Lexus UX Concept: Radical chic from the inside out
Debuting in Paris, the Lexus UX Concept is a one-off compact crossover that dramatically reinterprets the automaker’s existing design language. Created by ED2, the firm’s design center in the south of France, this radically expressive 4-passenger show vehicle pushes the boundaries of convention using what Lexus dubs an “inside-out” design theme and a deconstructed interior treatment. Lexus believes an entry-lux CUV with those kinds of distinctive elements will have serious appeal to the younger, urban buyers it hopes to bring into the family fold.

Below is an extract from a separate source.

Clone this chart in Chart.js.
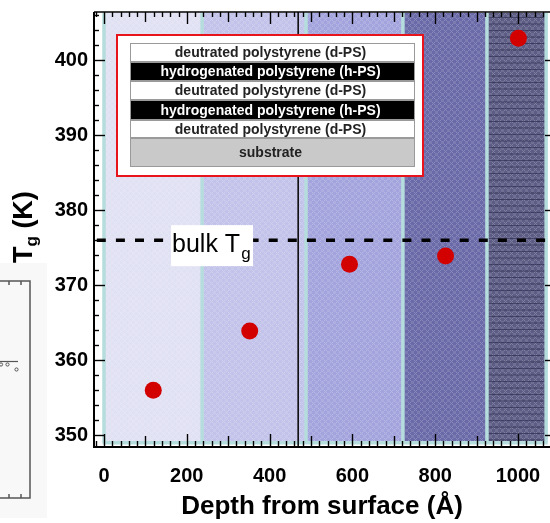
<!DOCTYPE html>
<html><head><meta charset="utf-8">
<script src="https://cdn.jsdelivr.net/npm/chart.js@4/dist/chart.umd.min.js"></script>
<style>html,body{margin:0;padding:0;background:#fff;}canvas{display:block;}</style>
</head><body>
<canvas id="c" width="550" height="523"></canvas>
<script>
// ---- data ----
const depthValues = [119, 352, 593, 825, 1001];          // Å
const tgValues    = [356.0, 363.9, 372.8, 373.9, 402.9]; // K
const bulkTg = 376;
const interfaceDepth = 469;
const xTickLabels = [0, 200, 400, 600, 800, 1000];
const yTickLabels = [350, 360, 370, 380, 390, 400];
const bandEdges = [0, 237, 488, 722, 925, 1068];
const layerNames = [
  'deutrated polystyrene (d-PS)',
  'hydrogenated polystyrene (h-PS)',
  'deutrated polystyrene (d-PS)',
  'hydrogenated polystyrene (h-PS)',
  'deutrated polystyrene (d-PS)',
  'substrate'
];
// ---- axis ranges ----
const xMin = -24.15, xMax = 1077.3;
const yMin = 348.57, yMax = 406.4;
const bandBottom = 349.0;

// ---- styles ----
const FONT = '"Liberation Sans", Arial, Helvetica, sans-serif';
const bandColors = ['#e1e1f4', '#c2c2ea', '#a3a3dd', '#6a6aa9', '#5c5c84'];
const bandBorder = '#b6dddd';

function makePattern(ctx, color) {
  const c = document.createElement('canvas');
  c.width = 6; c.height = 6;
  const g = c.getContext('2d');
  g.fillStyle = color; g.fillRect(0, 0, 6, 6);
  g.fillStyle = 'rgba(255,255,255,0.22)';
  g.fillRect(0, 0, 1, 1); g.fillRect(2, 0, 1, 1); g.fillRect(1, 1, 1, 1);
  g.fillRect(0, 2, 1, 1); g.fillRect(2, 2, 1, 1);
  g.fillStyle = 'rgba(255,255,255,0.12)';
  g.fillRect(3, 3, 3, 3);
  return ctx.createPattern(c, 'repeat');
}

const bandPlugin = {
  id: 'bands',
  beforeDatasetsDraw(chart) {
    const {ctx, scales: {x, y}} = chart;
    const top = chart.chartArea.top + 1;
    const bot = y.getPixelForValue(bandBottom);
    ctx.save();
    for (let i = 0; i < bandColors.length; i++) {
      const x0 = x.getPixelForValue(bandEdges[i]);
      const x1 = x.getPixelForValue(bandEdges[i + 1]);
      ctx.fillStyle = makePattern(ctx, bandColors[i]);
      ctx.fillRect(x0, top, x1 - x0, bot - top);
      if (i === bandColors.length - 1) {
        ctx.strokeStyle = 'rgba(35,35,70,0.55)';
        ctx.lineWidth = 1;
        for (let yy = top + 4.5; yy < bot; yy += 6.5) {
          ctx.beginPath(); ctx.moveTo(x0, yy); ctx.lineTo(x1, yy); ctx.stroke();
        }
      }
    }
    ctx.strokeStyle = bandBorder;
    ctx.lineWidth = 3.5;
    bandEdges.forEach(e => {
      const px = x.getPixelForValue(e);
      ctx.beginPath(); ctx.moveTo(px, top); ctx.lineTo(px, bot); ctx.stroke();
    });
    ctx.beginPath();
    ctx.moveTo(x.getPixelForValue(bandEdges[0]) - 1.5, bot);
    ctx.lineTo(x.getPixelForValue(bandEdges[bandEdges.length - 1]) + 1.5, bot);
    ctx.stroke();
    ctx.restore();
  }
};

const overlayPlugin = {
  id: 'overlay',
  afterDatasetsDraw(chart) {
    const {ctx, scales: {x, y}} = chart;
    ctx.save();
    // inset schematic
    ctx.fillStyle = '#fff';
    ctx.fillRect(117, 35, 306, 141);
    ctx.strokeStyle = '#e8141c';
    ctx.lineWidth = 2;
    ctx.strokeRect(117, 35, 306, 141);
    const sx0 = 130, sx1 = 415;
    const rows = [43, 62, 81, 100, 120, 138, 167];
    for (let i = 0; i < layerNames.length; i++) {
      const r0 = rows[i], r1 = rows[i + 1];
      const isH = layerNames[i].indexOf('hydrogenated') === 0;
      const isSub = i === layerNames.length - 1;
      ctx.fillStyle = isSub ? '#c9c9c9' : (isH ? '#000' : '#fff');
      ctx.fillRect(sx0, r0, sx1 - sx0, r1 - r0);
      ctx.strokeStyle = '#9a9a9a';
      ctx.lineWidth = 1;
      ctx.strokeRect(sx0 + 0.5, r0 + 0.5, sx1 - sx0 - 1, r1 - r0 - 1);
      ctx.fillStyle = isH ? '#fff' : '#222';
      ctx.font = 'bold 14px ' + FONT;
      ctx.textAlign = 'center';
      ctx.textBaseline = 'middle';
      ctx.fillText(layerNames[i], (sx0 + sx1) / 2 - 2, (r0 + r1) / 2 + 1);
    }
    // bulk Tg label
    const yb = y.getPixelForValue(bulkTg);
    const xl = x.getPixelForValue(162);
    ctx.fillStyle = '#fff';
    ctx.fillRect(xl, yb - 15, 82, 41);
    ctx.fillStyle = '#000';
    ctx.textAlign = 'left';
    ctx.textBaseline = 'alphabetic';
    ctx.font = '25px ' + FONT;
    ctx.fillText('bulk T', xl + 1, yb + 12);
    const w = ctx.measureText('bulk T').width;
    ctx.font = '17px ' + FONT;
    ctx.fillText('g', xl + 2 + w, yb + 19);
    ctx.restore();
  }
};

const framePlugin = {
  id: 'frame',
  afterDraw(chart) {
    const {ctx, chartArea: {left: L, right: R, top: T, bottom: B}, scales: {x, y}} = chart;
    ctx.save();
    ctx.strokeStyle = '#000';
    ctx.lineWidth = 2;
    ctx.beginPath();
    ctx.moveTo(L, T); ctx.lineTo(L, B + 1); ctx.lineTo(R, B + 1);
    ctx.stroke();
    ctx.lineWidth = 1.6;
    ctx.beginPath(); ctx.moveTo(L, T); ctx.lineTo(R, T); ctx.stroke();
    ctx.lineWidth = 1.4;
    const RA = R + 6;
    for (let v = 350; v <= 406; v += 2) {
      const py = Math.round(y.getPixelForValue(v)) + 0.5;
      const len = v % 10 === 0 ? 11 : 5;
      ctx.beginPath(); ctx.moveTo(L, py); ctx.lineTo(L + len, py); ctx.stroke();
      ctx.beginPath(); ctx.moveTo(RA, py); ctx.lineTo(RA - len, py); ctx.stroke();
    }
    for (let v = -20; v <= 1060; v += 20) {
      const px = Math.round(x.getPixelForValue(v)) + 0.5;
      if (px <= L + 1) continue;
      const len = v % 200 === 0 ? 12 : (v % 100 === 0 ? 10 : 5);
      ctx.beginPath(); ctx.moveTo(px, B); ctx.lineTo(px, B - len); ctx.stroke();
      ctx.beginPath(); ctx.moveTo(px, T); ctx.lineTo(px, T + len); ctx.stroke();
    }
    // y-axis title with subscript
    ctx.fillStyle = '#000';
    ctx.translate(32, 263);
    ctx.rotate(-Math.PI / 2);
    ctx.textAlign = 'left';
    ctx.textBaseline = 'alphabetic';
    ctx.font = 'bold 27px ' + FONT;
    ctx.fillText('T', 0, 0);
    let w = ctx.measureText('T').width;
    ctx.font = 'bold 17px ' + FONT;
    ctx.fillText('g', w, 5);
    w += ctx.measureText('g').width;
    ctx.font = 'bold 27px ' + FONT;
    ctx.fillText(' (K)', w, 0);
    ctx.setTransform(1, 0, 0, 1, 0, 0);
    // fragment of neighbouring panel
    ctx.fillStyle = '#f8f8f8';
    ctx.fillRect(0, 263, 47, 255);
    ctx.strokeStyle = '#555';
    ctx.lineWidth = 1.5;
    ctx.strokeRect(-5, 281, 35, 217);
    ctx.beginPath();
    ctx.moveTo(9, 281); ctx.lineTo(9, 285); ctx.moveTo(21, 281); ctx.lineTo(21, 285);
    ctx.moveTo(9, 498); ctx.lineTo(9, 494); ctx.moveTo(21, 498); ctx.lineTo(21, 494);
    ctx.stroke();
    ctx.lineWidth = 1.2;
    ctx.beginPath(); ctx.moveTo(0, 361.5); ctx.lineTo(18, 361.5); ctx.stroke();
    ctx.lineWidth = 1;
    [[1, 364.5], [7.5, 364.5], [16.5, 369.5]].forEach(p => {
      ctx.beginPath(); ctx.arc(p[0], p[1], 1.6, 0, Math.PI * 2); ctx.stroke();
    });
    ctx.restore();
  }
};

function zeroPad(s) { s.paddingLeft = 0; s.paddingRight = 0; s.paddingTop = 0; s.paddingBottom = 0; }

new Chart(document.getElementById('c'), {
  type: 'scatter',
  data: {
    datasets: [
      {
        type: 'scatter',
        data: depthValues.map((d, i) => ({x: d, y: tgValues[i]})),
        backgroundColor: '#d30000',
        borderColor: '#d30000',
        borderWidth: 0,
        pointRadius: 8.5,
        pointHoverRadius: 8.5,
        order: 0
      },
      {
        type: 'line',
        data: [{x: xMin, y: bulkTg}, {x: xMax, y: bulkTg}],
        borderColor: '#000',
        borderWidth: 3.5,
        borderDash: [9, 10.1],
        borderDashOffset: -2.8,
        pointRadius: 0,
        showLine: true,
        fill: false,
        order: 1
      },
      {
        type: 'line',
        data: [{x: interfaceDepth, y: yMin}, {x: interfaceDepth, y: yMax}],
        borderColor: '#000',
        borderWidth: 1.5,
        pointRadius: 0,
        showLine: true,
        fill: false,
        order: 2
      }
    ]
  },
  options: {
    responsive: false,
    animation: false,
    devicePixelRatio: 1,
    events: [],
    layout: {autoPadding: false, padding: {top: 12, left: 0, right: 0, bottom: 0}},
    plugins: {legend: {display: false}, tooltip: {enabled: false}},
    scales: {
      x: {
        type: 'linear', min: xMin, max: xMax,
        afterFit(s) { s.height = 77; zeroPad(s); },
        afterBuildTicks(s) { s.ticks = xTickLabels.map(v => ({value: v})); },
        grid: {display: false}, border: {display: false},
        ticks: {font: {family: FONT, size: 20, weight: 'bold'}, color: '#000', padding: 10,
                maxRotation: 0, autoSkip: false, callback: v => String(v)},
        title: {display: true, text: 'Depth from surface (Å)', color: '#000',
                font: {family: FONT, size: 26, weight: 'bold'}, padding: {top: 0, bottom: 1}}
      },
      y: {
        type: 'linear', min: yMin, max: yMax,
        afterFit(s) { s.width = 94; zeroPad(s); },
        afterBuildTicks(s) { s.ticks = yTickLabels.map(v => ({value: v})); },
        grid: {display: false, drawTicks: false, tickLength: 0}, border: {display: false},
        ticks: {font: {family: FONT, size: 20, weight: 'bold'}, color: '#000', padding: 6,
                autoSkip: false, callback: v => String(v)}
      }
    }
  },
  plugins: [bandPlugin, overlayPlugin, framePlugin]
});
</script>
</body></html>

Reformulating for the future
Lexus says the main goal of the UX Concept’s inside-out approach was to create a strong synergy linking the vehicle’s exterior and interior by implementing an X-shaped motif in the basic architecture that results in a seamless visual transition between the two. It points to elements like the design of the wheel arches, roll bars and “see-through” A-pillar structures that help foster the desired effect. Finished in Immersive Amethyst, the UX Concept melds its sculpted but fluid body surfaces with a host of other intriguing detail flourishes that include a new interpretation of the signature Lexus Spindle grille, L-shaped DRLs that intersect with the main headlamps, and dramatic rear lighting. Even the UX Concept’s rolling stock reflects the inside-out motif, with a section of each custom alloy wheel extending into its aggressive laser-carved tires to create a unified appearance.
The dramatically rendered cabin of the Lexus UX Concept pushes the same kind of avant-garde buttons, starting with its unconventional take on a dash design that consists of a selection of overlapping angular forms matched with advanced dual-zone 3D instrumentation, full electrostatic switchgear and the latest in-car connectivity. That dichotomy carries into the fore and aft areas as well. Up front, a darker-toned, driver-in-command space is dominated by individual buckets with spider-web netting inspired by the innovative new Lexus Kinetic Seat Concept design that also debuted in Paris. The UX Concept also introduces a new Human Machine Interface concept that baselines key ergonomic considerations from the position of the driver’s body in the seat to create a more immersive experience. Lighter in color and more welcoming in tone, the rear quarters in this groundbreaking Lexus have a single wraparound lounge-like bench.
Rounding out the UX Concept’s feature set are electrochromic windows that darken at the touch of a button, e-mirror cameras in place of conventional side mirrors and an audio system with a stylized removable sound bar. It should be interesting to see how much of the UX Concept’s design thinking actually makes it into a production vehicle.